▸ Material shown

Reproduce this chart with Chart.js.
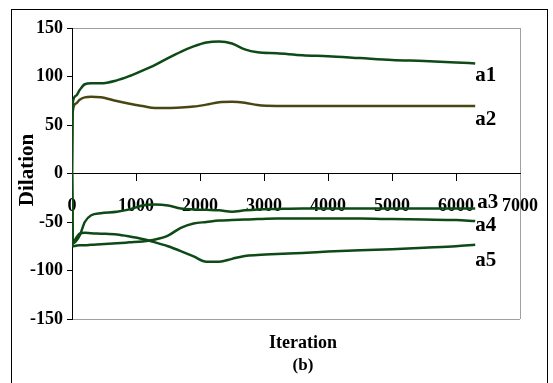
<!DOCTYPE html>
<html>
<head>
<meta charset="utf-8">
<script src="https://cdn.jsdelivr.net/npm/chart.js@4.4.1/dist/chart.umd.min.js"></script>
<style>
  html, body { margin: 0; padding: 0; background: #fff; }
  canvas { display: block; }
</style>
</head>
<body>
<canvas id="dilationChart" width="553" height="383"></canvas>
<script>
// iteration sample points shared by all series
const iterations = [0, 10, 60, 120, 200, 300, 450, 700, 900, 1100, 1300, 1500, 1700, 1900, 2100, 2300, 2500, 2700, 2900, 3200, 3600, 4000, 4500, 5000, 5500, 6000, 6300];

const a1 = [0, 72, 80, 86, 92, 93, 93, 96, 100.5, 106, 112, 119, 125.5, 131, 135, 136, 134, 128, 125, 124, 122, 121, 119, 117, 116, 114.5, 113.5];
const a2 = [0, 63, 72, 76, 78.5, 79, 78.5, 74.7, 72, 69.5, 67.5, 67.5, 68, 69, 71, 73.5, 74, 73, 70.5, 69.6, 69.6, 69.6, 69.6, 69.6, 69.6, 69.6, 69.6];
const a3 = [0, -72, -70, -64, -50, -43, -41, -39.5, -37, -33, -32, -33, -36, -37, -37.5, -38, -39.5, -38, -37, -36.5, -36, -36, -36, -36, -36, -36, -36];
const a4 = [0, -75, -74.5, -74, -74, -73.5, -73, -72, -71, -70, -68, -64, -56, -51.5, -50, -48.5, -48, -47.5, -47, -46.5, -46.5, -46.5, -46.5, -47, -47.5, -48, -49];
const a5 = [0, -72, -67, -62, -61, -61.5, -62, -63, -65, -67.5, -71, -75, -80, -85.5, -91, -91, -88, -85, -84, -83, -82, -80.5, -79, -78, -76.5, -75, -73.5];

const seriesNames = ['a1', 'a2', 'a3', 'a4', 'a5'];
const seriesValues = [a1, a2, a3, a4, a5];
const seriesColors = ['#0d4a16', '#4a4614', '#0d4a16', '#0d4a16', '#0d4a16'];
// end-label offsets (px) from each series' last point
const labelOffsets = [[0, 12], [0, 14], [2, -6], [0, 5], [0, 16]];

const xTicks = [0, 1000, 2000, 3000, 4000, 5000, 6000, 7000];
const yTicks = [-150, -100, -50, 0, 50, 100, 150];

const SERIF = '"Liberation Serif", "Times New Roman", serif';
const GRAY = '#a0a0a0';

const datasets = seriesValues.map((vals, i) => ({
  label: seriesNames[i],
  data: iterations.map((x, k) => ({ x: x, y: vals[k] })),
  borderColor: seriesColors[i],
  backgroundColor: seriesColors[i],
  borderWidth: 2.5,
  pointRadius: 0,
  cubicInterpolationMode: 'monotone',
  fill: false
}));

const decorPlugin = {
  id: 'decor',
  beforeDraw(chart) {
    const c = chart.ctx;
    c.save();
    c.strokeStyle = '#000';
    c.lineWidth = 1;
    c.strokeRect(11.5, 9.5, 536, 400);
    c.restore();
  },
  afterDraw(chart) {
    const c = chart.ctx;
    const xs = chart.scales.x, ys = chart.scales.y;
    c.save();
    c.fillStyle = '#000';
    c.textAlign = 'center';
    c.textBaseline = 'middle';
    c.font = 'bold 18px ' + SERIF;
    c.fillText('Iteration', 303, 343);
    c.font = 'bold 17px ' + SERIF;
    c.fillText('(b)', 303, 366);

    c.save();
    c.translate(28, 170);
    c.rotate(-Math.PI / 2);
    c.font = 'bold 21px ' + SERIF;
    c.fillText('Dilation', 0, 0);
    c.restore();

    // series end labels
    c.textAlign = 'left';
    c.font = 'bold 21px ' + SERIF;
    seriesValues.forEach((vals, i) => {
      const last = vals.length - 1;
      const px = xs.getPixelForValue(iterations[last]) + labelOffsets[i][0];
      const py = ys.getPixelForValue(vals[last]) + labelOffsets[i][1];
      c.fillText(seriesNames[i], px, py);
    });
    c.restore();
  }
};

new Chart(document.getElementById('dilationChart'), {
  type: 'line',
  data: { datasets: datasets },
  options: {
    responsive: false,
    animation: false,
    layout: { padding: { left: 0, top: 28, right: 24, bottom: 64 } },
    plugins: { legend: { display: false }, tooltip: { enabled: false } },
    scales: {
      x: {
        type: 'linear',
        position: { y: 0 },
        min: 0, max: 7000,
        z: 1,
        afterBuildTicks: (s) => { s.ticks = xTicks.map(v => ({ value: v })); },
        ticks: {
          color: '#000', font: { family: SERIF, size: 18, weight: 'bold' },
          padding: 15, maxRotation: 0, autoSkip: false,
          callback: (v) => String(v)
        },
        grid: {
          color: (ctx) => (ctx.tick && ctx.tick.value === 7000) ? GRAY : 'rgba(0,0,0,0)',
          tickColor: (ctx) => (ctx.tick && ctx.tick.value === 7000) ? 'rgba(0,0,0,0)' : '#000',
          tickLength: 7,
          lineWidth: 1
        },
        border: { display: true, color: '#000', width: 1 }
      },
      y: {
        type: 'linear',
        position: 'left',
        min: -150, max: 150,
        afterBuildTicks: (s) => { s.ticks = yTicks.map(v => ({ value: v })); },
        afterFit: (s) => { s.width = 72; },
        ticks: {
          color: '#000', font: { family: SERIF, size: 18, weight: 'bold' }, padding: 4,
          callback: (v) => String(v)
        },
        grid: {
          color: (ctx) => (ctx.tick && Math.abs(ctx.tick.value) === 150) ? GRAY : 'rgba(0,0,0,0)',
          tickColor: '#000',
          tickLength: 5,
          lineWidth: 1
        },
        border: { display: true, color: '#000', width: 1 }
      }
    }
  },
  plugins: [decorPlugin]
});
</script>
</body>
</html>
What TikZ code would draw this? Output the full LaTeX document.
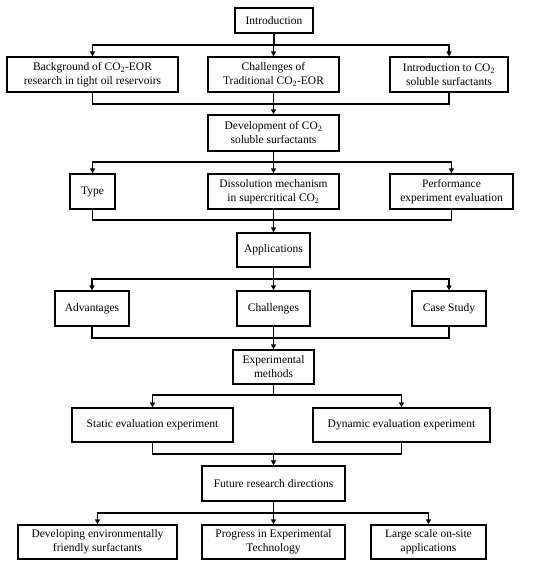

▸ What this task involves
Count each line with "document" in it and report that figure by itself.

▸ The completed task
2